* PROVIDED MATERIAL
--- --- ---

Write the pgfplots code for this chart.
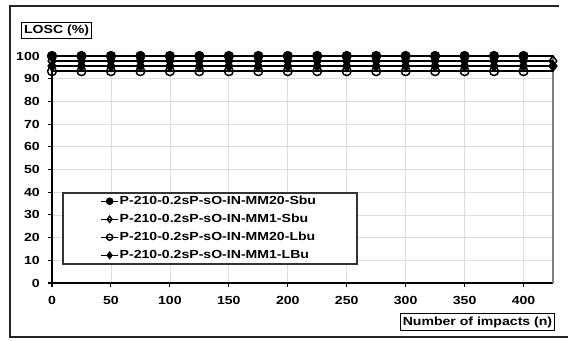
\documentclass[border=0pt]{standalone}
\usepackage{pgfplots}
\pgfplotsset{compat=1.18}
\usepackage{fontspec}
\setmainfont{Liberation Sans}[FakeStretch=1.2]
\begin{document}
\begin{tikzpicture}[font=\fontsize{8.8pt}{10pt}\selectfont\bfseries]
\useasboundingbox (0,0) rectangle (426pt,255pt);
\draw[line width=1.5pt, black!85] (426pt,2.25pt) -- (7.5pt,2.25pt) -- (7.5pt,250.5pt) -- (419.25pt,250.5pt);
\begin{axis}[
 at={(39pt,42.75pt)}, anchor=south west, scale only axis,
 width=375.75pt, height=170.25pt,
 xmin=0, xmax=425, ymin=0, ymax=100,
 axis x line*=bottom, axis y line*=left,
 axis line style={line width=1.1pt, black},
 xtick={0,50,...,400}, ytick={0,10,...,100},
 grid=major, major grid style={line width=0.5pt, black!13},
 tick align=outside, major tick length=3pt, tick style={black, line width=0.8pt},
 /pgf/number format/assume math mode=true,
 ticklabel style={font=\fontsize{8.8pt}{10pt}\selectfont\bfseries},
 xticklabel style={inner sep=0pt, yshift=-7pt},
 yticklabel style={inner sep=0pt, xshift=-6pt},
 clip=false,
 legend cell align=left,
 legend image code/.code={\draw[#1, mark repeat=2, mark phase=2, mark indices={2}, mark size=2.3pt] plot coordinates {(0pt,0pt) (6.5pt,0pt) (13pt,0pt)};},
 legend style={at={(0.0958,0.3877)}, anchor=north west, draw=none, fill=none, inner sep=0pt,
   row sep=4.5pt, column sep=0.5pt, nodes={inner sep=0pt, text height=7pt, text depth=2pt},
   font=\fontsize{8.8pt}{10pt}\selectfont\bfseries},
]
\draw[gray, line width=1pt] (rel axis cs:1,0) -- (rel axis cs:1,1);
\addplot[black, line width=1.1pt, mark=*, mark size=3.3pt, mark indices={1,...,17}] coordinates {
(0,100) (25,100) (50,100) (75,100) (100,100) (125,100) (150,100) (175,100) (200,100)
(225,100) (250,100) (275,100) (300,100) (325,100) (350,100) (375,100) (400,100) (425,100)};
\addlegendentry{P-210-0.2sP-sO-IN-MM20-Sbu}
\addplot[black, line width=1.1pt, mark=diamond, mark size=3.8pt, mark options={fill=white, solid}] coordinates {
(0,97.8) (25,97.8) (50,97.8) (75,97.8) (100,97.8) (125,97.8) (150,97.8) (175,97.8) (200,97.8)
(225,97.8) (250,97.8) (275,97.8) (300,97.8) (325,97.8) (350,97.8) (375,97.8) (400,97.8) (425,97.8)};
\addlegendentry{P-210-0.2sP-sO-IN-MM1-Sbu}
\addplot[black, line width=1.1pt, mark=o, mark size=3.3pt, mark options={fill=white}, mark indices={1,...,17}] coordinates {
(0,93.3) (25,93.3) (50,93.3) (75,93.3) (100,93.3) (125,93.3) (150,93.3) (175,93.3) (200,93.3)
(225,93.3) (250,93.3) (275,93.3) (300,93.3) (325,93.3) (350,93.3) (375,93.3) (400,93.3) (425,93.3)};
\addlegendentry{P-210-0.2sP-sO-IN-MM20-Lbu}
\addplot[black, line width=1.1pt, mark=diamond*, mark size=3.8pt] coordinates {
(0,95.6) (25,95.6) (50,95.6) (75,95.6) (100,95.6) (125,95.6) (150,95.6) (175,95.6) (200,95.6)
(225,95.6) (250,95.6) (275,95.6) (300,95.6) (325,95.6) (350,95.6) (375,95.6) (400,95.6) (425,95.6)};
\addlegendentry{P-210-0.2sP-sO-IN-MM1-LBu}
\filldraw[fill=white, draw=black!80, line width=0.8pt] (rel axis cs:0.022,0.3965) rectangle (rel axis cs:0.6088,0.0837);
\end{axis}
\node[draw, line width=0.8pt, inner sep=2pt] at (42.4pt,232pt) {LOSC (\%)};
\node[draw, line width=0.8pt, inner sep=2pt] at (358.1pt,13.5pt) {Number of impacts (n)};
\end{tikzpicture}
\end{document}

--- --- ---

Omit every picture, then repeat the remaining data exactly as it appears above.

Write the pgfplots code for this chart.
\documentclass[border=0pt]{standalone}
\usepackage{pgfplots}
\pgfplotsset{compat=1.18}
\usepackage{fontspec}
\setmainfont{Liberation Sans}[FakeStretch=1.2]
\begin{document}
\begin{tikzpicture}[font=\fontsize{8.8pt}{10pt}\selectfont\bfseries]
\useasboundingbox (0,0) rectangle (426pt,255pt);
\draw[line width=1.5pt, black!85] (426pt,2.25pt) -- (7.5pt,2.25pt) -- (7.5pt,250.5pt) -- (419.25pt,250.5pt);
\begin{axis}[
 at={(39pt,42.75pt)}, anchor=south west, scale only axis,
 width=375.75pt, height=170.25pt,
 xmin=0, xmax=425, ymin=0, ymax=100,
 axis x line*=bottom, axis y line*=left,
 axis line style={line width=1.1pt, black},
 xtick={0,50,...,400}, ytick={0,10,...,100},
 grid=major, major grid style={line width=0.5pt, black!13},
 tick align=outside, major tick length=3pt, tick style={black, line width=0.8pt},
 /pgf/number format/assume math mode=true,
 ticklabel style={font=\fontsize{8.8pt}{10pt}\selectfont\bfseries},
 xticklabel style={inner sep=0pt, yshift=-7pt},
 yticklabel style={inner sep=0pt, xshift=-6pt},
 clip=false,
 legend cell align=left,
 legend image code/.code={\draw[#1, mark repeat=2, mark phase=2, mark indices={2}, mark size=2.3pt] plot coordinates {(0pt,0pt) (6.5pt,0pt) (13pt,0pt)};},
 legend style={at={(0.0958,0.3877)}, anchor=north west, draw=none, fill=none, inner sep=0pt,
   row sep=4.5pt, column sep=0.5pt, nodes={inner sep=0pt, text height=7pt, text depth=2pt},
   font=\fontsize{8.8pt}{10pt}\selectfont\bfseries},
]
\draw[gray, line width=1pt] (rel axis cs:1,0) -- (rel axis cs:1,1);
\addplot[black, line width=1.1pt, mark=*, mark size=3.3pt, mark indices={1,...,17}] coordinates {
(0,100) (25,100) (50,100) (75,100) (100,100) (125,100) (150,100) (175,100) (200,100)
(225,100) (250,100) (275,100) (300,100) (325,100) (350,100) (375,100) (400,100) (425,100)};
\addlegendentry{P-210-0.2sP-sO-IN-MM20-Sbu}
\addplot[black, line width=1.1pt, mark=diamond, mark size=3.8pt, mark options={fill=white, solid}] coordinates {
(0,97.8) (25,97.8) (50,97.8) (75,97.8) (100,97.8) (125,97.8) (150,97.8) (175,97.8) (200,97.8)
(225,97.8) (250,97.8) (275,97.8) (300,97.8) (325,97.8) (350,97.8) (375,97.8) (400,97.8) (425,97.8)};
\addlegendentry{P-210-0.2sP-sO-IN-MM1-Sbu}
\addplot[black, line width=1.1pt, mark=o, mark size=3.3pt, mark options={fill=white}, mark indices={1,...,17}] coordinates {
(0,93.3) (25,93.3) (50,93.3) (75,93.3) (100,93.3) (125,93.3) (150,93.3) (175,93.3) (200,93.3)
(225,93.3) (250,93.3) (275,93.3) (300,93.3) (325,93.3) (350,93.3) (375,93.3) (400,93.3) (425,93.3)};
\addlegendentry{P-210-0.2sP-sO-IN-MM20-Lbu}
\addplot[black, line width=1.1pt, mark=diamond*, mark size=3.8pt] coordinates {
(0,95.6) (25,95.6) (50,95.6) (75,95.6) (100,95.6) (125,95.6) (150,95.6) (175,95.6) (200,95.6)
(225,95.6) (250,95.6) (275,95.6) (300,95.6) (325,95.6) (350,95.6) (375,95.6) (400,95.6) (425,95.6)};
\addlegendentry{P-210-0.2sP-sO-IN-MM1-LBu}
\filldraw[fill=white, draw=black!80, line width=0.8pt] (rel axis cs:0.022,0.3965) rectangle (rel axis cs:0.6088,0.0837);
\end{axis}
\node[draw, line width=0.8pt, inner sep=2pt] at (42.4pt,232pt) {LOSC (\%)};
\node[draw, line width=0.8pt, inner sep=2pt] at (358.1pt,13.5pt) {Number of impacts (n)};
\end{tikzpicture}
\end{document}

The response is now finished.